[START]

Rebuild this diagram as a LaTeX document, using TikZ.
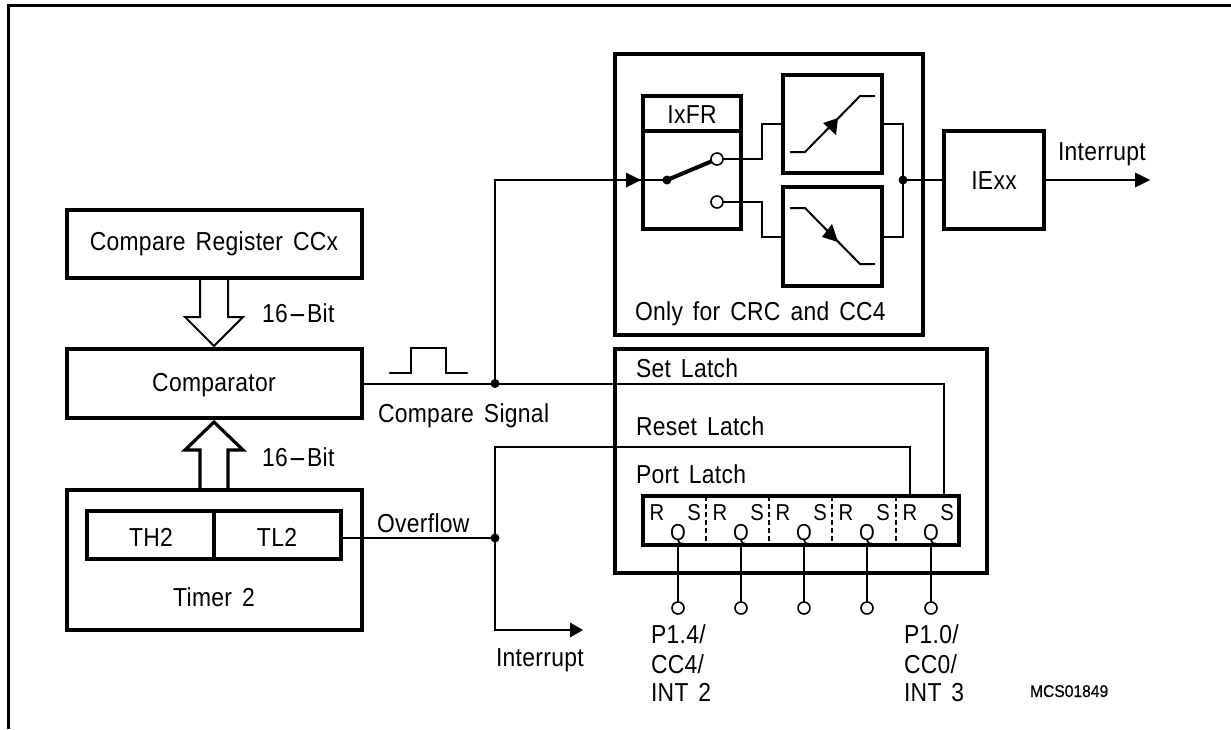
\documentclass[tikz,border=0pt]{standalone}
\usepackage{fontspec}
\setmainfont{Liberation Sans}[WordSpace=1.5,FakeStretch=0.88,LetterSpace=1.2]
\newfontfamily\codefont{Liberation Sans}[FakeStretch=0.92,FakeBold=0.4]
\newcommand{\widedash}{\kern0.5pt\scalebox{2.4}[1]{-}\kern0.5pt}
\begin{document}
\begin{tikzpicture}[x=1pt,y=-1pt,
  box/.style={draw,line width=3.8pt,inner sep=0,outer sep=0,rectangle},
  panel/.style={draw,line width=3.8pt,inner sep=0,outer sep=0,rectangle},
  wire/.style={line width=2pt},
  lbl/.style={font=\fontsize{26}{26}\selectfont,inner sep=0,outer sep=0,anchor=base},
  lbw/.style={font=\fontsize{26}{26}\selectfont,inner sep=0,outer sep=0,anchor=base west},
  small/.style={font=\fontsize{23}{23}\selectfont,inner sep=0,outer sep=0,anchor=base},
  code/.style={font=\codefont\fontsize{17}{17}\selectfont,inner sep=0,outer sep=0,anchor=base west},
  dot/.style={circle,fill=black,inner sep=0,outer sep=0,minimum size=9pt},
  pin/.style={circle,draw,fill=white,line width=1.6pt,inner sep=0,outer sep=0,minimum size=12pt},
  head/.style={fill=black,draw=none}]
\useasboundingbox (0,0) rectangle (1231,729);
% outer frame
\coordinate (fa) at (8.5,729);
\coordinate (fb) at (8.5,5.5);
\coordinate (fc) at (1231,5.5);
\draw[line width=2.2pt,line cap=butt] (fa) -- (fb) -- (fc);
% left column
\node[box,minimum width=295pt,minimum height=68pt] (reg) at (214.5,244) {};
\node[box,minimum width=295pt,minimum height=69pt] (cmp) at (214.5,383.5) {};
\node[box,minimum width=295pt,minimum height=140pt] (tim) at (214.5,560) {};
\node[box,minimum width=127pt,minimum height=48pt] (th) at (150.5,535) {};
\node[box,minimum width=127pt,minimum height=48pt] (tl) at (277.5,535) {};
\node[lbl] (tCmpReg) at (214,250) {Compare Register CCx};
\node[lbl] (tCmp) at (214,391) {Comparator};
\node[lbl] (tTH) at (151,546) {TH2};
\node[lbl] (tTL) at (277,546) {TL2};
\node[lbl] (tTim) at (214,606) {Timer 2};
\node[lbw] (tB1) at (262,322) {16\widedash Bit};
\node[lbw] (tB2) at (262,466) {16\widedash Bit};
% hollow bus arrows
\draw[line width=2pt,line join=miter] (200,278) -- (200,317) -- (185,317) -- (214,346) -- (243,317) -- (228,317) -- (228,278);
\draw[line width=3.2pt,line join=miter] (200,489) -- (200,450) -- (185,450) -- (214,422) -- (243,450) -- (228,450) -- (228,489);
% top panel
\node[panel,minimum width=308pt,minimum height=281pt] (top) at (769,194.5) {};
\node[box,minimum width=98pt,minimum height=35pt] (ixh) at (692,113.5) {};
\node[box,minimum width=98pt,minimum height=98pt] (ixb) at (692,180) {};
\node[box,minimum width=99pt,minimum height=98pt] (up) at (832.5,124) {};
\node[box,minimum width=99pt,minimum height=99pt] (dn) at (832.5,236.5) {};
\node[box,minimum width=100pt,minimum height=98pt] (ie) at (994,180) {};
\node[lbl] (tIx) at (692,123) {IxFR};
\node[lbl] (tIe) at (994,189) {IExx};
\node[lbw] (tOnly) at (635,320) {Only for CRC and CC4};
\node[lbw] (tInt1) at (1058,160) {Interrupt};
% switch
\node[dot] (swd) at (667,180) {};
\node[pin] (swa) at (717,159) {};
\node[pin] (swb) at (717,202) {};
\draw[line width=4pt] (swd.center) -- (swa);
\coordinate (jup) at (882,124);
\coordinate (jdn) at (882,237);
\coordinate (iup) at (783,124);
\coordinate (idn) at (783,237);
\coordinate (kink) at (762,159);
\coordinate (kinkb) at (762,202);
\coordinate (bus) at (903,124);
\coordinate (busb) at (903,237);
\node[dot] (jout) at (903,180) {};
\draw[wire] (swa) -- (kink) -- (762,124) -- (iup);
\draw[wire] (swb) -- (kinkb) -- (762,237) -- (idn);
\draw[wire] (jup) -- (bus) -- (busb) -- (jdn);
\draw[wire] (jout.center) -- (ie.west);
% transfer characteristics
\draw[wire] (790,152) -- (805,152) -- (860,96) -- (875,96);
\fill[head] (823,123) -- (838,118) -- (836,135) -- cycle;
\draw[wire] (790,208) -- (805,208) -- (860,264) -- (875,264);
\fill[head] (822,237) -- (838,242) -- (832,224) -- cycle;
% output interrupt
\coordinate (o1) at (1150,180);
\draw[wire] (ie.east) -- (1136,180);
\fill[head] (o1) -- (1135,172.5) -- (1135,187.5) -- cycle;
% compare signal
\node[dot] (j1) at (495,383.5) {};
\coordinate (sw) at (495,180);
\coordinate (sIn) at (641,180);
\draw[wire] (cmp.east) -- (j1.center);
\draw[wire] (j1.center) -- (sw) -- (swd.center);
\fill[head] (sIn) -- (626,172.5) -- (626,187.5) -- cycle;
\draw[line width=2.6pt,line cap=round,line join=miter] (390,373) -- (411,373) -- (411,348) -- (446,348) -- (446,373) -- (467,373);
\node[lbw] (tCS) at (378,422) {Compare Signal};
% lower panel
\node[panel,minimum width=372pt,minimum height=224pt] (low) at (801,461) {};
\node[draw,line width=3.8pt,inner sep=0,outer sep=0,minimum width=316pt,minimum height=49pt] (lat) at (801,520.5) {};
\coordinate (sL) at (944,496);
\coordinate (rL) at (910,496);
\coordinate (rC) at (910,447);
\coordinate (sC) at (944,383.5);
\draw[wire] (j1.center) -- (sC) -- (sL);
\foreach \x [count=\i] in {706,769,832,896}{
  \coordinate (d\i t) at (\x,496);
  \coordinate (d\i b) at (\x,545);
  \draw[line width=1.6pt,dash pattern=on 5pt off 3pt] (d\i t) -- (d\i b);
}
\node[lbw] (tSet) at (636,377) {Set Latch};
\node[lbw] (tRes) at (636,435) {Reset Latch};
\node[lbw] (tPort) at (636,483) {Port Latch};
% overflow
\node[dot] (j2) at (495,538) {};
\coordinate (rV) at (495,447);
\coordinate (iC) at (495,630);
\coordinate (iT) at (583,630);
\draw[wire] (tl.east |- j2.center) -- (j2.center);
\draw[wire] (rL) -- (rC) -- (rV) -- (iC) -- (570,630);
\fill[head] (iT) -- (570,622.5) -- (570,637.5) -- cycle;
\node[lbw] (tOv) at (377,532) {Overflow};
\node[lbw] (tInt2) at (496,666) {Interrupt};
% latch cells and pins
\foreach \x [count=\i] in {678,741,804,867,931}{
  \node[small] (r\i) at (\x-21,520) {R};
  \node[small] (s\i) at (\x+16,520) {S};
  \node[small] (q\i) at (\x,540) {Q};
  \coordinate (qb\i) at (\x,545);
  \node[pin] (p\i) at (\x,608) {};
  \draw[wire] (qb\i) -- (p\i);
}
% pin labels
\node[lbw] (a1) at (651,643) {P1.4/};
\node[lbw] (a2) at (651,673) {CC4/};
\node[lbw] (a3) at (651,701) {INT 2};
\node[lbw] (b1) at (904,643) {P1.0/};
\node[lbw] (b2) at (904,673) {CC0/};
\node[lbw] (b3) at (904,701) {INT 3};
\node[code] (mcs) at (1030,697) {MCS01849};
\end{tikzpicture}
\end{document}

[END]

→ **Written exercise**
Could you repeat all of the material exactly? Pictures should not be copied.

→ **Task solution**
Rebuild this diagram as a LaTeX document, using TikZ.
\documentclass[tikz,border=0pt]{standalone}
\usepackage{fontspec}
\setmainfont{Liberation Sans}[WordSpace=1.5,FakeStretch=0.88,LetterSpace=1.2]
\newfontfamily\codefont{Liberation Sans}[FakeStretch=0.92,FakeBold=0.4]
\newcommand{\widedash}{\kern0.5pt\scalebox{2.4}[1]{-}\kern0.5pt}
\begin{document}
\begin{tikzpicture}[x=1pt,y=-1pt,
  box/.style={draw,line width=3.8pt,inner sep=0,outer sep=0,rectangle},
  panel/.style={draw,line width=3.8pt,inner sep=0,outer sep=0,rectangle},
  wire/.style={line width=2pt},
  lbl/.style={font=\fontsize{26}{26}\selectfont,inner sep=0,outer sep=0,anchor=base},
  lbw/.style={font=\fontsize{26}{26}\selectfont,inner sep=0,outer sep=0,anchor=base west},
  small/.style={font=\fontsize{23}{23}\selectfont,inner sep=0,outer sep=0,anchor=base},
  code/.style={font=\codefont\fontsize{17}{17}\selectfont,inner sep=0,outer sep=0,anchor=base west},
  dot/.style={circle,fill=black,inner sep=0,outer sep=0,minimum size=9pt},
  pin/.style={circle,draw,fill=white,line width=1.6pt,inner sep=0,outer sep=0,minimum size=12pt},
  head/.style={fill=black,draw=none}]
\useasboundingbox (0,0) rectangle (1231,729);
% outer frame
\coordinate (fa) at (8.5,729);
\coordinate (fb) at (8.5,5.5);
\coordinate (fc) at (1231,5.5);
\draw[line width=2.2pt,line cap=butt] (fa) -- (fb) -- (fc);
% left column
\node[box,minimum width=295pt,minimum height=68pt] (reg) at (214.5,244) {};
\node[box,minimum width=295pt,minimum height=69pt] (cmp) at (214.5,383.5) {};
\node[box,minimum width=295pt,minimum height=140pt] (tim) at (214.5,560) {};
\node[box,minimum width=127pt,minimum height=48pt] (th) at (150.5,535) {};
\node[box,minimum width=127pt,minimum height=48pt] (tl) at (277.5,535) {};
\node[lbl] (tCmpReg) at (214,250) {Compare Register CCx};
\node[lbl] (tCmp) at (214,391) {Comparator};
\node[lbl] (tTH) at (151,546) {TH2};
\node[lbl] (tTL) at (277,546) {TL2};
\node[lbl] (tTim) at (214,606) {Timer 2};
\node[lbw] (tB1) at (262,322) {16\widedash Bit};
\node[lbw] (tB2) at (262,466) {16\widedash Bit};
% hollow bus arrows
\draw[line width=2pt,line join=miter] (200,278) -- (200,317) -- (185,317) -- (214,346) -- (243,317) -- (228,317) -- (228,278);
\draw[line width=3.2pt,line join=miter] (200,489) -- (200,450) -- (185,450) -- (214,422) -- (243,450) -- (228,450) -- (228,489);
% top panel
\node[panel,minimum width=308pt,minimum height=281pt] (top) at (769,194.5) {};
\node[box,minimum width=98pt,minimum height=35pt] (ixh) at (692,113.5) {};
\node[box,minimum width=98pt,minimum height=98pt] (ixb) at (692,180) {};
\node[box,minimum width=99pt,minimum height=98pt] (up) at (832.5,124) {};
\node[box,minimum width=99pt,minimum height=99pt] (dn) at (832.5,236.5) {};
\node[box,minimum width=100pt,minimum height=98pt] (ie) at (994,180) {};
\node[lbl] (tIx) at (692,123) {IxFR};
\node[lbl] (tIe) at (994,189) {IExx};
\node[lbw] (tOnly) at (635,320) {Only for CRC and CC4};
\node[lbw] (tInt1) at (1058,160) {Interrupt};
% switch
\node[dot] (swd) at (667,180) {};
\node[pin] (swa) at (717,159) {};
\node[pin] (swb) at (717,202) {};
\draw[line width=4pt] (swd.center) -- (swa);
\coordinate (jup) at (882,124);
\coordinate (jdn) at (882,237);
\coordinate (iup) at (783,124);
\coordinate (idn) at (783,237);
\coordinate (kink) at (762,159);
\coordinate (kinkb) at (762,202);
\coordinate (bus) at (903,124);
\coordinate (busb) at (903,237);
\node[dot] (jout) at (903,180) {};
\draw[wire] (swa) -- (kink) -- (762,124) -- (iup);
\draw[wire] (swb) -- (kinkb) -- (762,237) -- (idn);
\draw[wire] (jup) -- (bus) -- (busb) -- (jdn);
\draw[wire] (jout.center) -- (ie.west);
% transfer characteristics
\draw[wire] (790,152) -- (805,152) -- (860,96) -- (875,96);
\fill[head] (823,123) -- (838,118) -- (836,135) -- cycle;
\draw[wire] (790,208) -- (805,208) -- (860,264) -- (875,264);
\fill[head] (822,237) -- (838,242) -- (832,224) -- cycle;
% output interrupt
\coordinate (o1) at (1150,180);
\draw[wire] (ie.east) -- (1136,180);
\fill[head] (o1) -- (1135,172.5) -- (1135,187.5) -- cycle;
% compare signal
\node[dot] (j1) at (495,383.5) {};
\coordinate (sw) at (495,180);
\coordinate (sIn) at (641,180);
\draw[wire] (cmp.east) -- (j1.center);
\draw[wire] (j1.center) -- (sw) -- (swd.center);
\fill[head] (sIn) -- (626,172.5) -- (626,187.5) -- cycle;
\draw[line width=2.6pt,line cap=round,line join=miter] (390,373) -- (411,373) -- (411,348) -- (446,348) -- (446,373) -- (467,373);
\node[lbw] (tCS) at (378,422) {Compare Signal};
% lower panel
\node[panel,minimum width=372pt,minimum height=224pt] (low) at (801,461) {};
\node[draw,line width=3.8pt,inner sep=0,outer sep=0,minimum width=316pt,minimum height=49pt] (lat) at (801,520.5) {};
\coordinate (sL) at (944,496);
\coordinate (rL) at (910,496);
\coordinate (rC) at (910,447);
\coordinate (sC) at (944,383.5);
\draw[wire] (j1.center) -- (sC) -- (sL);
\foreach \x [count=\i] in {706,769,832,896}{
  \coordinate (d\i t) at (\x,496);
  \coordinate (d\i b) at (\x,545);
  \draw[line width=1.6pt,dash pattern=on 5pt off 3pt] (d\i t) -- (d\i b);
}
\node[lbw] (tSet) at (636,377) {Set Latch};
\node[lbw] (tRes) at (636,435) {Reset Latch};
\node[lbw] (tPort) at (636,483) {Port Latch};
% overflow
\node[dot] (j2) at (495,538) {};
\coordinate (rV) at (495,447);
\coordinate (iC) at (495,630);
\coordinate (iT) at (583,630);
\draw[wire] (tl.east |- j2.center) -- (j2.center);
\draw[wire] (rL) -- (rC) -- (rV) -- (iC) -- (570,630);
\fill[head] (iT) -- (570,622.5) -- (570,637.5) -- cycle;
\node[lbw] (tOv) at (377,532) {Overflow};
\node[lbw] (tInt2) at (496,666) {Interrupt};
% latch cells and pins
\foreach \x [count=\i] in {678,741,804,867,931}{
  \node[small] (r\i) at (\x-21,520) {R};
  \node[small] (s\i) at (\x+16,520) {S};
  \node[small] (q\i) at (\x,540) {Q};
  \coordinate (qb\i) at (\x,545);
  \node[pin] (p\i) at (\x,608) {};
  \draw[wire] (qb\i) -- (p\i);
}
% pin labels
\node[lbw] (a1) at (651,643) {P1.4/};
\node[lbw] (a2) at (651,673) {CC4/};
\node[lbw] (a3) at (651,701) {INT 2};
\node[lbw] (b1) at (904,643) {P1.0/};
\node[lbw] (b2) at (904,673) {CC0/};
\node[lbw] (b3) at (904,701) {INT 3};
\node[code] (mcs) at (1030,697) {MCS01849};
\end{tikzpicture}
\end{document}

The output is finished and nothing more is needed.